Daftar Isi
Media sosial dirancang untuk membuat kita terus melihat. Algoritma menyajikan konten yang memicu rasa penasaran, emosi, dan perbandingan sosial. Kita melihat orang lain menikah, pindah kerja, punya anak, liburan ke tempat eksotis—dan mulai bertanya: “Aku kapan?”
Scroll tak berujung ini menciptakan ilusi bahwa semua orang sedang menjalani hidup yang lebih menarik. Padahal, yang kita lihat hanyalah highlight. Potongan-potongan terbaik yang dipilih dengan cermat. Kita membandingkan realita kita dengan versi editan orang lain, dan merasa kalah sebelum bertanding.
FOMO bisa memengaruhi kesehatan mental. Ia memicu stres, rasa tidak puas, dan bahkan depresi ringan. Kita merasa harus selalu aktif, selalu update, selalu hadir. Istirahat jadi terasa bersalah. Offline jadi terasa seperti menghilang.
Ironisnya, semakin kita mencoba “mengejar” yang hilang, semakin kita kehilangan momen nyata. Kita hadir di dunia digital, tapi absen dari kehidupan sehari-hari. Kita tahu kabar orang lain, tapi lupa merawat diri sendiri.
Melawan FOMO bukan berarti berhenti menggunakan media sosial. Tapi kita bisa mulai dengan menyadari pola scroll kita. Bertanya: “Kenapa aku membuka ini?” “Apa yang sedang kucari?” “Apakah ini membuatku merasa lebih baik atau lebih buruk?”

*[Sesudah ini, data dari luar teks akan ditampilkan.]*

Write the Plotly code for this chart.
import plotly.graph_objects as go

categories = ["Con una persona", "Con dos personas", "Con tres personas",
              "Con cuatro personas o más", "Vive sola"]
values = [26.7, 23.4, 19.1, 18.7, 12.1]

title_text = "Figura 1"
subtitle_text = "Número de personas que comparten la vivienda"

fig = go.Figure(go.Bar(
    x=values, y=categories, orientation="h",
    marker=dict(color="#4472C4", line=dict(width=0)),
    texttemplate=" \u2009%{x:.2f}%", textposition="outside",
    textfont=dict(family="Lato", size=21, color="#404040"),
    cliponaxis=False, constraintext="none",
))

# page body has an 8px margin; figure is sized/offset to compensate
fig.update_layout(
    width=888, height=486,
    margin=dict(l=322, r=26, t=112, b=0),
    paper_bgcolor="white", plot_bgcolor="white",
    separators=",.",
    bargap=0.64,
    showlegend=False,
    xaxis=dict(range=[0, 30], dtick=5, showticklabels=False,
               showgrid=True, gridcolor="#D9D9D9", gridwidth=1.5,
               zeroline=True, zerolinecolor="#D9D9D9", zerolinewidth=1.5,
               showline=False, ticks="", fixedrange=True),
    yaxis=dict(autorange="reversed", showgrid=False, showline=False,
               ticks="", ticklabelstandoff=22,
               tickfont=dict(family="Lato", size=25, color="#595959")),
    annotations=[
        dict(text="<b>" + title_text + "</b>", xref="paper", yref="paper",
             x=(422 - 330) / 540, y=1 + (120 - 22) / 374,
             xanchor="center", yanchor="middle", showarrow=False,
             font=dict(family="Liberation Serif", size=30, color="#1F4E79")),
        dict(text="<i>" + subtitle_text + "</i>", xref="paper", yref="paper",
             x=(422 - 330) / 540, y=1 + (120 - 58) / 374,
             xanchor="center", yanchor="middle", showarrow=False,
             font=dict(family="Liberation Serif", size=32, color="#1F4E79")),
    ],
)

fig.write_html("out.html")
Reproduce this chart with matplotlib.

Menetapkan batas waktu, memilih konten yang sehat, dan memberi ruang untuk diam adalah langkah kecil yang berdampak besar. Kita tidak harus tahu segalanya. Kita tidak harus ikut semuanya. Kadang, yang kita butuhkan bukan lebih banyak informasi, tapi lebih banyak ketenangan.
FOMO adalah bayangan yang muncul dari cahaya kehidupan orang lain. Tapi kita punya pilihan untuk tidak hidup dalam bayangan itu. Dunia digital akan terus bergerak, tapi kita bisa memilih kapan berhenti, kapan hadir, dan kapan cukup. Karena hidup bukan tentang mengikuti semua hal—tapi tentang menemukan ruang di mana kita benar-benar merasa utuh.